ELT
Britain will join a consortium of 13 European countries and Brazil involved in building the European Extremely Large Telescope. ESO/L Calcada

Britain is to play a leading role in building the world's biggest telescope after George Osborne agreed government funding for the £900m project.

Osborne has agreed to put £88m into the European Extremely Large Telescope, which will be built around a 128ft-wide mirror, roughly half the length of a football pitch.

The telescope will be capable of spotting planets that could support life in other parts of the galaxy, and of detecting light from the universe's first stars. The equipment will provide images 16 times sharper than those of the Hubble space telescope.

Osborne was said to have been convinced of the plan's merits by David Willets, the science minister, both because of the money that will be spent in Britain, and due to the project's vast scope.

A key task will be to detect the ashes and radiation left over from the first generation of stars, which formed more than 13 billion years ago, and are believed to have been far larger than those existing today.

Another task will lie in identifying Earth-like planets that orbit in the more habitable zones of distant stars. The telescope will be able to analyse the light passing through their atmospheres to look for molecules such as ozone, which could potentially support life.
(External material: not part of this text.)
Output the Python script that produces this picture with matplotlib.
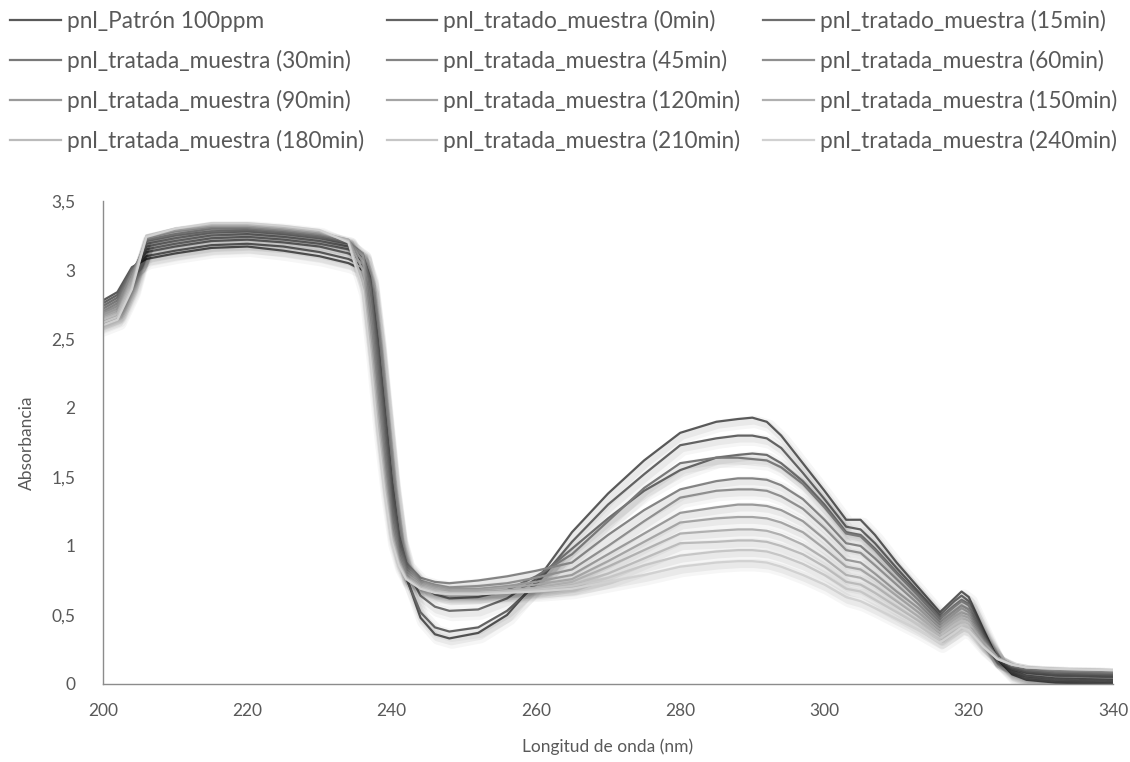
import numpy as np
import matplotlib
matplotlib.use("Agg")
import matplotlib.pyplot as plt
import matplotlib.patheffects as pe

plt.rcParams['font.family'] = ['Lato', 'DejaVu Sans']

# longitudes de onda (nm)
longitud = [200, 202, 204, 206, 210, 215, 220, 225, 230, 234, 236, 237, 238, 239,
            240, 241, 242, 244, 246, 248, 252, 256, 260, 265, 270, 275, 280, 285,
            288, 290, 292, 294, 297, 300, 303, 305, 307, 310, 313, 316, 318, 319,
            320, 322, 324, 326, 328, 332, 340]

etiquetas = ['pnl_Patrón 100ppm', 'pnl_tratado_muestra (0min)', 'pnl_tratado_muestra (15min)',
             'pnl_tratada_muestra (30min)', 'pnl_tratada_muestra (45min)', 'pnl_tratada_muestra (60min)',
             'pnl_tratada_muestra (90min)', 'pnl_tratada_muestra (120min)', 'pnl_tratada_muestra (150min)',
             'pnl_tratada_muestra (180min)', 'pnl_tratada_muestra (210min)', 'pnl_tratada_muestra (240min)']

# absorbancias por longitud de onda, columnas = series (Patrón, 0, 15, 30, 45, 60, 90, 120, 150, 180, 210, 240 min)
abs_200 = [2.78, 2.76, 2.74, 2.72, 2.70, 2.69, 2.68, 2.66, 2.65, 2.64, 2.62, 2.60]
abs_202 = [2.84, 2.82, 2.80, 2.78, 2.76, 2.74, 2.72, 2.70, 2.69, 2.68, 2.66, 2.64]
abs_204 = [3.02, 3.01, 3.00, 2.99, 2.98, 2.97, 2.95, 2.94, 2.92, 2.90, 2.88, 2.86]
abs_206 = [3.08, 3.10, 3.13, 3.15, 3.17, 3.19, 3.21, 3.22, 3.23, 3.24, 3.25, 3.24]
abs_210 = [3.12, 3.14, 3.17, 3.19, 3.21, 3.23, 3.25, 3.26, 3.28, 3.29, 3.30, 3.30]
abs_215 = [3.16, 3.18, 3.21, 3.23, 3.25, 3.27, 3.28, 3.30, 3.31, 3.32, 3.33, 3.34]
abs_220 = [3.17, 3.19, 3.22, 3.24, 3.26, 3.28, 3.29, 3.30, 3.31, 3.32, 3.33, 3.34]
abs_225 = [3.14, 3.17, 3.20, 3.22, 3.24, 3.26, 3.27, 3.28, 3.29, 3.30, 3.31, 3.32]
abs_230 = [3.10, 3.13, 3.17, 3.19, 3.21, 3.23, 3.24, 3.25, 3.26, 3.27, 3.28, 3.29]
abs_234 = [3.05, 3.08, 3.12, 3.15, 3.17, 3.19, 3.20, 3.21, 3.22, 3.22, 3.21, 3.20]
abs_236 = [3.00, 3.03, 3.07, 3.10, 3.11, 3.12, 3.12, 3.10, 3.06, 3.00, 2.92, 2.85]
abs_237 = [2.85, 2.86, 2.92, 2.95, 2.93, 2.90, 2.85, 2.78, 2.68, 2.58, 2.48, 2.38]
abs_238 = [2.45, 2.45, 2.50, 2.52, 2.48, 2.42, 2.35, 2.25, 2.15, 2.05, 1.95, 1.85]
abs_239 = [1.95, 1.93, 1.98, 2.00, 1.95, 1.88, 1.80, 1.72, 1.63, 1.55, 1.47, 1.40]
abs_240 = [1.45, 1.42, 1.47, 1.48, 1.42, 1.36, 1.30, 1.24, 1.18, 1.12, 1.08, 1.04]
abs_241 = [1.05, 1.03, 1.06, 1.08, 1.06, 1.02, 0.99, 0.96, 0.93, 0.90, 0.88, 0.86]
abs_242 = [0.78, 0.77, 0.84, 0.88, 0.88, 0.86, 0.84, 0.82, 0.80, 0.78, 0.77, 0.76]
abs_244 = [0.48, 0.52, 0.64, 0.72, 0.77, 0.75, 0.74, 0.73, 0.72, 0.71, 0.70, 0.69]
abs_246 = [0.36, 0.41, 0.56, 0.65, 0.74, 0.72, 0.71, 0.70, 0.69, 0.68, 0.67, 0.66]
abs_248 = [0.33, 0.38, 0.53, 0.62, 0.73, 0.70, 0.69, 0.68, 0.67, 0.66, 0.66, 0.65]
abs_252 = [0.37, 0.41, 0.54, 0.63, 0.75, 0.71, 0.69, 0.68, 0.67, 0.66, 0.66, 0.65]
abs_256 = [0.50, 0.53, 0.62, 0.68, 0.78, 0.73, 0.71, 0.70, 0.68, 0.67, 0.67, 0.66]
abs_260 = [0.74, 0.72, 0.76, 0.78, 0.82, 0.77, 0.74, 0.72, 0.70, 0.69, 0.68, 0.67]
abs_265 = [1.10, 1.03, 0.98, 0.94, 0.88, 0.83, 0.79, 0.76, 0.74, 0.72, 0.71, 0.69]
abs_270 = [1.38, 1.30, 1.20, 1.18, 1.08, 1.00, 0.94, 0.89, 0.85, 0.80, 0.77, 0.74]
abs_275 = [1.62, 1.52, 1.40, 1.42, 1.26, 1.18, 1.09, 1.03, 0.97, 0.91, 0.86, 0.79]
abs_280 = [1.82, 1.73, 1.55, 1.60, 1.41, 1.35, 1.24, 1.17, 1.09, 1.02, 0.93, 0.85]
abs_285 = [1.90, 1.78, 1.64, 1.64, 1.47, 1.40, 1.28, 1.20, 1.11, 1.03, 0.96, 0.88]
abs_288 = [1.92, 1.80, 1.66, 1.64, 1.49, 1.41, 1.30, 1.21, 1.12, 1.04, 0.97, 0.89]
abs_290 = [1.93, 1.80, 1.67, 1.63, 1.49, 1.41, 1.30, 1.21, 1.12, 1.04, 0.97, 0.89]
abs_292 = [1.90, 1.78, 1.66, 1.62, 1.48, 1.40, 1.29, 1.20, 1.11, 1.03, 0.96, 0.88]
abs_294 = [1.80, 1.71, 1.60, 1.57, 1.44, 1.36, 1.26, 1.17, 1.08, 1.00, 0.93, 0.85]
abs_297 = [1.60, 1.53, 1.47, 1.45, 1.34, 1.27, 1.18, 1.10, 1.01, 0.94, 0.87, 0.79]
abs_300 = [1.40, 1.34, 1.30, 1.28, 1.19, 1.13, 1.05, 0.98, 0.91, 0.85, 0.79, 0.72]
abs_303 = [1.19, 1.14, 1.10, 1.09, 1.02, 0.97, 0.90, 0.85, 0.79, 0.74, 0.69, 0.63]
abs_305 = [1.19, 1.12, 1.08, 1.07, 1.00, 0.95, 0.88, 0.83, 0.77, 0.72, 0.67, 0.60]
abs_307 = [1.08, 1.02, 0.98, 0.97, 0.91, 0.86, 0.80, 0.76, 0.71, 0.66, 0.61, 0.55]
abs_310 = [0.88, 0.84, 0.81, 0.80, 0.76, 0.72, 0.67, 0.64, 0.60, 0.56, 0.52, 0.47]
abs_313 = [0.70, 0.67, 0.65, 0.64, 0.61, 0.58, 0.55, 0.52, 0.49, 0.46, 0.43, 0.39]
abs_316 = [0.52, 0.50, 0.48, 0.47, 0.45, 0.43, 0.41, 0.39, 0.37, 0.35, 0.33, 0.30]
abs_318 = [0.62, 0.60, 0.57, 0.56, 0.53, 0.51, 0.49, 0.47, 0.45, 0.43, 0.40, 0.37]
abs_319 = [0.67, 0.64, 0.61, 0.60, 0.57, 0.55, 0.52, 0.50, 0.48, 0.46, 0.43, 0.41]
abs_320 = [0.63, 0.60, 0.58, 0.57, 0.54, 0.52, 0.50, 0.48, 0.46, 0.44, 0.41, 0.39]
abs_322 = [0.40, 0.38, 0.37, 0.36, 0.35, 0.34, 0.33, 0.32, 0.31, 0.30, 0.28, 0.27]
abs_324 = [0.18, 0.18, 0.18, 0.18, 0.19, 0.19, 0.19, 0.19, 0.19, 0.19, 0.18, 0.18]
abs_326 = [0.07, 0.08, 0.09, 0.10, 0.11, 0.12, 0.13, 0.13, 0.14, 0.14, 0.14, 0.14]
abs_328 = [0.03, 0.04, 0.05, 0.06, 0.08, 0.09, 0.10, 0.11, 0.12, 0.12, 0.12, 0.12]
abs_332 = [0.01, 0.02, 0.03, 0.04, 0.06, 0.07, 0.08, 0.09, 0.10, 0.11, 0.11, 0.11]
abs_340 = [0.00, 0.01, 0.02, 0.03, 0.05, 0.06, 0.07, 0.08, 0.09, 0.10, 0.10, 0.10]

tabla = np.array([abs_200, abs_202, abs_204, abs_206, abs_210, abs_215, abs_220, abs_225,
                  abs_230, abs_234, abs_236, abs_237, abs_238, abs_239, abs_240, abs_241,
                  abs_242, abs_244, abs_246, abs_248, abs_252, abs_256, abs_260, abs_265,
                  abs_270, abs_275, abs_280, abs_285, abs_288, abs_290, abs_292, abs_294,
                  abs_297, abs_300, abs_303, abs_305, abs_307, abs_310, abs_313, abs_316,
                  abs_318, abs_319, abs_320, abs_322, abs_324, abs_326, abs_328, abs_332,
                  abs_340])

yticks = [0, 0.5, 1, 1.5, 2, 2.5, 3, 3.5]
ytick_labels = ['0', '0,5', '1', '1,5', '2', '2,5', '3', '3,5']
xticks = [200, 220, 240, 260, 280, 300, 320, 340]

texto = '#595959'
grises = ['#595959', '#636363', '#6e6e6e', '#797979', '#848484', '#8f8f8f',
          '#9a9a9a', '#a5a5a5', '#b0b0b0', '#bbbbbb', '#c6c6c6', '#d1d1d1']

fig = plt.figure(figsize=(11.3, 7.62), dpi=100)
ax = fig.add_axes([0.0912, 0.1024, 0.8938, 0.6338])

# sombra difusa bajo cada curva
sombra = [pe.SimpleLineShadow(offset=(2, -3), shadow_color='k', alpha=0.035, linewidth=9),
          pe.SimpleLineShadow(offset=(1.5, -2.5), shadow_color='k', alpha=0.05, linewidth=5),
          pe.Normal()]

lineas = []
for i in range(len(etiquetas)):
    l, = ax.plot(longitud, tabla[:, i], color=grises[i], lw=1.6, label=etiquetas[i],
                 path_effects=sombra, solid_joinstyle='round')
    lineas.append(l)

ax.set_xlim(200, 340)
ax.set_ylim(0, 3.5)
ax.set_xticks(xticks)
ax.set_yticks(yticks)
ax.set_yticklabels(ytick_labels)
ax.tick_params(length=0, labelsize=12.5, colors=texto)
ax.tick_params(axis='x', pad=14)
ax.tick_params(axis='y', pad=20)
for s in ['top', 'right']:
    ax.spines[s].set_visible(False)
for s in ['left', 'bottom']:
    ax.spines[s].set_color('#8c8c8c')
    ax.spines[s].set_linewidth(1.0)

ax.set_xlabel('Longitud de onda (nm)', fontsize=12.5, color=texto, labelpad=14)
ax.set_ylabel('Absorbancia', fontsize=12.5, color=texto, labelpad=12)

# leyenda por filas: 3 columnas
orden = [0, 3, 6, 9, 1, 4, 7, 10, 2, 5, 8, 11]
leg = fig.legend([lineas[k] for k in orden], [etiquetas[k] for k in orden],
                 loc='upper left', bbox_to_anchor=(0.0, 1.0), ncol=3, frameon=False,
                 fontsize=16.3, handlelength=2.25, handletextpad=0.25, columnspacing=1.0,
                 labelspacing=0.78, borderaxespad=0.05)
for t in leg.get_texts():
    t.set_color(texto)
for h in leg.legend_handles:
    h.set_path_effects([])
    h.set_linewidth(1.6)

fig.savefig('out.png', dpi=100)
"If this project succeeds in imaging the first stars or finding a life-bearing planet, it will be one of the achievements of this coalition government," said Willets.

The E-ELT will be built by a consortium of Britain, Brazil and 13 European countries. It will be built on the Cerro Armazones mountain range in Chile's Atacama desert.

However, Willets said he would press for the telescope's giant reflector to be built at Glyndwr University in Wrexham.

"Most of the money we spend will be used to support British science and engineering," said Willets.